Gender Diversity Up on Boards in Gulf Cooperation Council Countries

Closing the gender gap in the workforce in the Middle East and North Africa, including the Gulf Cooperation Council countries, could add $2.7 trillion to the region’s economy by 2025, according to research from State Street Global Advisors.

SSGA examined 172 blue-chip companies across the GCC region and found that a third of them have at least one female board member, which represents a 130% increase over the last three years. The United Arab Emirates, Bahrain, and Saudi Arabia have made the greatest progress in terms of board gender diversity.

The ETF issuer believes that directors have an important role to play in increasing gender diversity throughout their organizations and have included guidance to help facilitate these efforts in the GCC countries.

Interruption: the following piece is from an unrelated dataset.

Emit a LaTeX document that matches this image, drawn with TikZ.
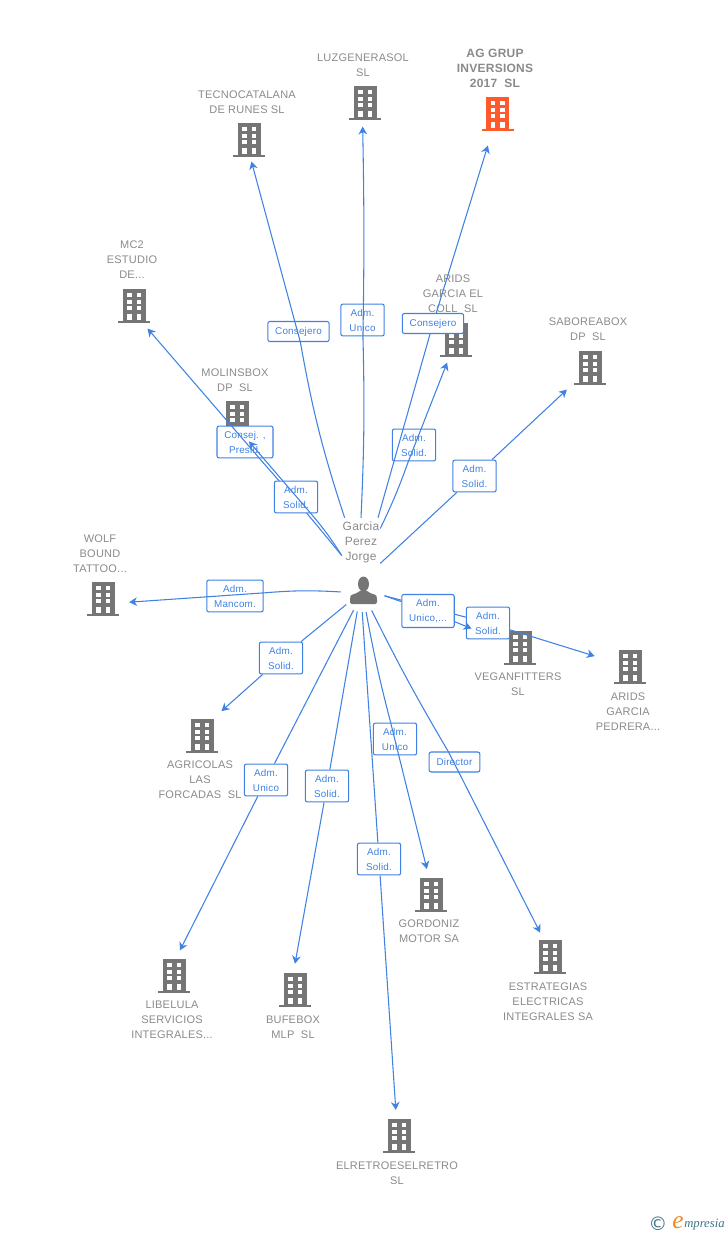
\documentclass[tikz,border=0pt]{standalone}
\usepackage{fontspec}
\setmainfont[LetterSpace=2]{Liberation Sans}
\newfontfamily\symbfont{DejaVu Sans}
\newfontfamily\logofont{Liberation Serif}
\usetikzlibrary{positioning}
\usetikzlibrary{arrows.meta}
\definecolor{linkblue}{HTML}{3F82E4}
\definecolor{sitegray}{HTML}{757575}
\definecolor{textgray}{HTML}{8A8A8A}
\definecolor{siteorange}{HTML}{FF5A2C}
\definecolor{logoteal}{HTML}{3F7488}
\definecolor{logoorange}{HTML}{F08A24}
\tikzset{x=0.75pt, y=-0.75pt,
	site/.style={
		circle,
		minimum size=39pt,
		inner sep=0pt},
	sitetext/.style={
		align=center,
		text=textgray,
		inner sep=0pt,
		font=\fontsize{8.25}{11.25}\selectfont},
	hubtext/.style={
		sitetext,
		minimum width=28.5pt,
		minimum height=36pt,
		font=\fontsize{9}{11.25}\selectfont},
	role/.style={
		draw=linkblue,
		fill=white,
		line width=0.8pt,
		rounded corners=1.5pt,
		align=center,
		text=linkblue,
		inner xsep=5.5pt,
		inner ysep=3.6pt,
		minimum width=32.5pt,
		minimum height=15pt,
		font=\fontsize{7.4}{11.25}\selectfont},
	link/.style={
		draw=linkblue,
		line width=0.8pt,
		-{Stealth[length=6pt,width=6.5pt]}},
	pics/bldg/.style={code={
		\fill[#1] (-11.5,-17) rectangle (11.5,15);
		\fill[#1] (-16,15) rectangle (16,17);
		\foreach \wx in {-7,2.5} {
			\fill[white] (\wx,-13) rectangle (\wx+4.5,-9);
			\fill[white] (\wx,-6.5) rectangle (\wx+4.5,-2.5);
			\fill[white] (\wx,0) rectangle (\wx+4.5,4);
			\fill[white] (\wx,7.5) rectangle (\wx+4.5,14);
		}
	}}
}

\begin{document}
\begin{tikzpicture}
	\useasboundingbox (0,0) rectangle (728,1235);
	% companies
	\node[site] (ag) at (497.5,114) {};
	\pic at (ag) {bldg=siteorange};
	\node[sitetext, font=\fontsize{9}{11.25}\selectfont\bfseries] (agname) at (495,68) {AG GRUP\\INVERSIONS\\2017~~SL};
	\node[site] (luz) at (365,103) {};
	\pic at (luz) {bldg=sitegray};
	\node[sitetext] (luzname) at (363,65) {LUZGENERASOL\\SL};
	\node[site] (tecno) at (249,140) {};
	\pic at (tecno) {bldg=sitegray};
	\node[sitetext] (tecnoname) at (247,102) {TECNOCATALANA\\DE RUNES SL};
	\node[site] (mctwo) at (134,306) {};
	\pic at (mctwo) {bldg=sitegray};
	\node[sitetext] (mctwoname) at (132,260) {MC2\\ESTUDIO\\DE...};
	\node[site] (coll) at (456,340) {};
	\pic at (coll) {bldg=sitegray};
	\node[sitetext] (collname) at (453,294) {ARIDS\\GARCIA EL\\COLL~~SL};
	\node[site] (sabor) at (590,368) {};
	\pic at (sabor) {bldg=sitegray};
	\node[sitetext] (saborname) at (588,329) {SABOREABOX\\DP~~SL};
	\node[site] (molins) at (237,418) {};
	\pic at (molins) {bldg=sitegray};
	\node[sitetext] (molinsname) at (235,380) {MOLINSBOX\\DP~~SL};
	\node[site] (wolf) at (103,599) {};
	\pic at (wolf) {bldg=sitegray};
	\node[sitetext] (wolfname) at (100,554) {WOLF\\BOUND\\TATTOO...};
	\node[site] (vegan) at (520,648) {};
	\pic at (vegan) {bldg=sitegray};
	\node[sitetext] (veganname) at (518,684) {VEGANFITTERS\\SL};
	\node[site] (pedrera) at (630,667) {};
	\pic at (pedrera) {bldg=sitegray};
	\node[sitetext] (pedreraname) at (628,712) {ARIDS\\GARCIA\\PEDRERA...};
	\node[site] (agri) at (202,736) {};
	\pic at (agri) {bldg=sitegray};
	\node[sitetext] (agriname) at (200,780) {AGRICOLAS\\LAS\\FORCADAS~~SL};
	\node[site] (libel) at (174,976) {};
	\pic at (libel) {bldg=sitegray};
	\node[sitetext] (libelname) at (172,1020) {LIBELULA\\SERVICIOS\\INTEGRALES...};
	\node[site] (bufe) at (295,990) {};
	\pic at (bufe) {bldg=sitegray};
	\node[sitetext] (bufename) at (293,1027) {BUFEBOX\\MLP~~SL};
	\node[site] (gordo) at (431,895) {};
	\pic at (gordo) {bldg=sitegray};
	\node[sitetext] (gordoname) at (429,931) {GORDONIZ\\MOTOR SA};
	\node[site] (estra) at (550,957) {};
	\pic at (estra) {bldg=sitegray};
	\node[sitetext] (estraname) at (548,1002) {ESTRATEGIAS\\ELECTRICAS\\INTEGRALES SA};
	\node[site] (retro) at (399,1136) {};
	\pic at (retro) {bldg=sitegray};
	\node[sitetext] (retroname) at (397,1173) {ELRETROESELRETRO\\SL};
	% person
	\node[hubtext] (hubname) at (361,542) {Garcia\\Perez\\Jorge};
	\node[circle, minimum size=33pt, inner sep=0pt] (hub) at (363,590) {};
	\fill[sitegray] (363.5,584) ellipse (5.5 and 7.5);
	\fill[sitegray, rounded corners=1.5pt] (350,604) -- (350,598) .. controls (351,594) and (357,594) .. (360,590) -- (367,590) .. controls (370,594) and (376,594) .. (377,598) -- (377,604) -- cycle;
	% links, lower ones first
	\node[role] (r7) at (245,442) {Consej. ,\\Presid.};
	\draw[link] (hubname.215) to[bend right=1] (r7) to (mctwo.-59);
	\node[role] (r6) at (296,497) {Adm.\\Solid.};
	\draw[link] (hubname.215) to[bend right=4] (r6) to (molins.-63);
	\node[role] (r1) at (298.5,331.5) {Consejero};
	\draw[link, shorten >=-3.5pt] (hubname.124) to[bend left=4] (r1) to (tecno.-82);
	\node[role] (r2) at (362.5,320) {Adm.\\Unico};
	\draw[link, shorten >=-2pt] (hubname.90) to[bend right=2] (r2) to[bend right=1] (luz.-95);
	\node[role] (r4) at (414,445) {Adm.\\Solid.};
	\draw[link, shorten >=-1.5pt] (hubname.35) to[bend right=3] (r4) to (coll);
	\node[role] (r3) at (433,323.5) {Consejero};
	\draw[link, shorten >=5pt] (hubname.55) to (r3) to (ag.-107);
	\node[role] (r5) at (474.5,476) {Adm.\\Solid.};
	\draw[link, shorten >=4pt] (hubname.-48) to (r5) to (sabor);
	\node[role] (r8) at (235,596) {Adm.\\Mancom.};
	\draw[link] (hub.185) to[bend right=4] (r8) to (wolf.-7);
	\node[role] (r9) at (281,658) {Adm.\\Solid.};
	\draw[link, shorten >=4pt] (hub.221) to (r9) to (agri.54);
	\node[role] (r10) at (266,780) {Adm.\\Unico};
	\draw[link] (hub.245) to (r10) to (libel.77);
	\node[role] (r11) at (327,786) {Adm.\\Solid.};
	\draw[link] (hub.255) to (r11) to (bufe.90);
	\node[role] (r12) at (379,859) {Adm.\\Solid.};
	\draw[link] (hub.268) to (r12) to (retro.97);
	\node[role] (r13) at (395,739) {Adm.\\Unico};
	\draw[link] (hub.278) to[bend right=2] (r13) to (gordo.99);
	\node[role] (r14) at (454.5,762) {Director};
	\draw[link] (hub.293) to[bend right=2] (r14) to (estra.112);
	\node[role] (r16) at (488,623) {Adm.\\Solid.};
	\draw[link, shorten >=8pt] (hub.-15) to (r16) to (pedrera);
	\node[role] (r15) at (428,611) {Adm.\\Unico,...};
	\draw[link, shorten >=19.5pt] (hub.-15) to (r15) to (vegan);
	% logo
	\node[inner sep=0pt, text=logoteal, font=\symbfont\fontsize{14}{14}\selectfont] (copy) at (658,1224) {©};
	\node[inner sep=0pt, text=logoorange, font=\logofont\itshape\fontsize{19}{19}\selectfont] (logoe) at (678,1223) {e};
	\node[inner sep=0pt, anchor=west, text=logoteal, font=\logofont\itshape\fontsize{9.5}{10}\selectfont] (logotext) at (684,1225) {mpresia};
\end{tikzpicture}
\end{document}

Beginning this month, SSGA expects boards of companies in all markets and indexes to have at least one female director and will take voting action in the case of non-compliance. In the case of non-compliance or lack of a specific, timebound plan to add a female director to the board, SSGA will vote against the chair of the nominating committee. Should a company fail to add a female director to its board for three consecutive years, SSGA will vote against the entire Nominating Committee.

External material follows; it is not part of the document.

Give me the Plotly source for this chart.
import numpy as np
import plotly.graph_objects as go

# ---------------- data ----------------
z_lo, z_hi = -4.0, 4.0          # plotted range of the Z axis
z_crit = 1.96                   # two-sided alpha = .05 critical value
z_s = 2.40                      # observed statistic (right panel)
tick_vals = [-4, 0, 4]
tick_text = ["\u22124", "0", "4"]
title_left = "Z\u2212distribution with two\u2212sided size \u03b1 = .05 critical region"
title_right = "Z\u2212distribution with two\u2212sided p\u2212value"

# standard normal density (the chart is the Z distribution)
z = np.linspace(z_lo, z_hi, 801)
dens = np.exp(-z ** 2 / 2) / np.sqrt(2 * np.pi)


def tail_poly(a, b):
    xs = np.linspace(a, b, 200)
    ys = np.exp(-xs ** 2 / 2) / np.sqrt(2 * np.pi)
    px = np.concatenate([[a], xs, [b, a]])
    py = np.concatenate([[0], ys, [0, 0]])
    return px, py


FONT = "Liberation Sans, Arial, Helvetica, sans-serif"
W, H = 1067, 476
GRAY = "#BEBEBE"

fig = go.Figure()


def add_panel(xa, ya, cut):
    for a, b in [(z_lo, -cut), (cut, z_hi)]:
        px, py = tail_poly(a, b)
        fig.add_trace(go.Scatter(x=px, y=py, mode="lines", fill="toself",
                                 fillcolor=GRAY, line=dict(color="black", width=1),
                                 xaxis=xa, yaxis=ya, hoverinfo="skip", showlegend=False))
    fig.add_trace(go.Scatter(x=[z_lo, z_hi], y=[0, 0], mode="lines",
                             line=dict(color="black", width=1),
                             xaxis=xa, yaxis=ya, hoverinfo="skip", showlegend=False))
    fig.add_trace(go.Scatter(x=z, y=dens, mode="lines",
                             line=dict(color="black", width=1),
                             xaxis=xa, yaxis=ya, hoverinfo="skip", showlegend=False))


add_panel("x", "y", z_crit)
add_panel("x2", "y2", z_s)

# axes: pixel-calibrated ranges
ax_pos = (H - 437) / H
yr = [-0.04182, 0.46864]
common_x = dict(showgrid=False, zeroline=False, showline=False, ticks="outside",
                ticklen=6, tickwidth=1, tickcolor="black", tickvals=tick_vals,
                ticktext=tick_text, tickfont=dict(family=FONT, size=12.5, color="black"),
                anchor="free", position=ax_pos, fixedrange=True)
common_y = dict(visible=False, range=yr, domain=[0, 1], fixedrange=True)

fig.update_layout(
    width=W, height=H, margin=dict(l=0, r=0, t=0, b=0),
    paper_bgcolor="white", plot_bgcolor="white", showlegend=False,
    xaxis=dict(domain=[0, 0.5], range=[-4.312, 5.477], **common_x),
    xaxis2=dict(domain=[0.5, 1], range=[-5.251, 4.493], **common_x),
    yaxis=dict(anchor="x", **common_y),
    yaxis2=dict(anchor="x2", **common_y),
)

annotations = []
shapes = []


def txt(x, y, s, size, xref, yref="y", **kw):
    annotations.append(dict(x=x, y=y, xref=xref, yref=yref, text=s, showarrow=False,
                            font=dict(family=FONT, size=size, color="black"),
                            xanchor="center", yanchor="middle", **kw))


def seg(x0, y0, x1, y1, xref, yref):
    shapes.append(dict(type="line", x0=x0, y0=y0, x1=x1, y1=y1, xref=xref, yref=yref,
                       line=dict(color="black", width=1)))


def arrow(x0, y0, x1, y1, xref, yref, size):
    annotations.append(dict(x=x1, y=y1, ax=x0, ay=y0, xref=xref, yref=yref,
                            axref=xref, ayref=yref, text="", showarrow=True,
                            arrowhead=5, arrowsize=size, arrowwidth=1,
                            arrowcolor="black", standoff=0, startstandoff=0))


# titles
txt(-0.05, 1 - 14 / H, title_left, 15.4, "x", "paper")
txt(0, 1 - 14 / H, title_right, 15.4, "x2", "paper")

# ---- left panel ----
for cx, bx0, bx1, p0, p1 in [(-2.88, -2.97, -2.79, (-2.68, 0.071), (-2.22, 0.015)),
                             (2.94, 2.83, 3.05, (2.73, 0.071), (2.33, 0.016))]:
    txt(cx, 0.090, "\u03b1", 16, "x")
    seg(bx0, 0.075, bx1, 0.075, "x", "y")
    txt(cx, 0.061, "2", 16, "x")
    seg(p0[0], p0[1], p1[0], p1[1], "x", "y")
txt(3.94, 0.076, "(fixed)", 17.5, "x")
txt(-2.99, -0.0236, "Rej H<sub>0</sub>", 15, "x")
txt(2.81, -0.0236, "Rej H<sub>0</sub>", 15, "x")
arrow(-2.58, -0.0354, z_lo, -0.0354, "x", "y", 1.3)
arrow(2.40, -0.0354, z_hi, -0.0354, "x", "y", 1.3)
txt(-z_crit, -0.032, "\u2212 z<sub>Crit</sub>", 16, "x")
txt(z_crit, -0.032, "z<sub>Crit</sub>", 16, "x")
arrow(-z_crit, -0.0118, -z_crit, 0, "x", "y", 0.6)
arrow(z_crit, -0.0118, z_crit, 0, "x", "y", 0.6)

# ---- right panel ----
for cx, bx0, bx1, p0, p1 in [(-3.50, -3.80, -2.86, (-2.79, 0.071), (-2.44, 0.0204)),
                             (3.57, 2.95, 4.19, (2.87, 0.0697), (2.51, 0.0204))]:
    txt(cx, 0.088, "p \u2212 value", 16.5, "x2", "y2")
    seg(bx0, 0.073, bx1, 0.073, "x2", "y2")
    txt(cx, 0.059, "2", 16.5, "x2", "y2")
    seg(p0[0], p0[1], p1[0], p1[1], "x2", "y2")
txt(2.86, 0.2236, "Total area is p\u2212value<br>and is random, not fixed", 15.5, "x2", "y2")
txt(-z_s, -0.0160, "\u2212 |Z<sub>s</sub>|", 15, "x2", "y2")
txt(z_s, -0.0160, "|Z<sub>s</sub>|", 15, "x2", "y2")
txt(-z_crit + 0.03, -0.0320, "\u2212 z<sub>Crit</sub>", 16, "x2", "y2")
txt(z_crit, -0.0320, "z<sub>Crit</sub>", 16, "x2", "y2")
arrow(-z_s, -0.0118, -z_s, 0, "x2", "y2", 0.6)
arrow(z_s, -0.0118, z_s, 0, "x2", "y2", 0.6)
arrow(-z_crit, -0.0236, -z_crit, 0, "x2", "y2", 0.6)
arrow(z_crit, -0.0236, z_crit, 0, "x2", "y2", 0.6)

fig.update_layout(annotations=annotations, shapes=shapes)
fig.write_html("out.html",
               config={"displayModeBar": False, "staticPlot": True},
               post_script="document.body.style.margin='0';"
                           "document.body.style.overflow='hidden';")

The SPDR SSGA Gender Diversity Index ETF (SHE) follows the SSGA Gender Diversity Index, presenting investors with a basket of companies with superior gender diversity in senior leadership roles relative to other companies in their sectors.

The six-year-old fund holds 191 stocks. Its components score well in terms of gender diversity in top management roles, including CEO.

SHE allocates almost 42% of its roster to technology and healthcare stocks, while the consumer discretionary and industrial sectors combine for almost 21%. None of the fund’s components exceed an allocation of 6.11%.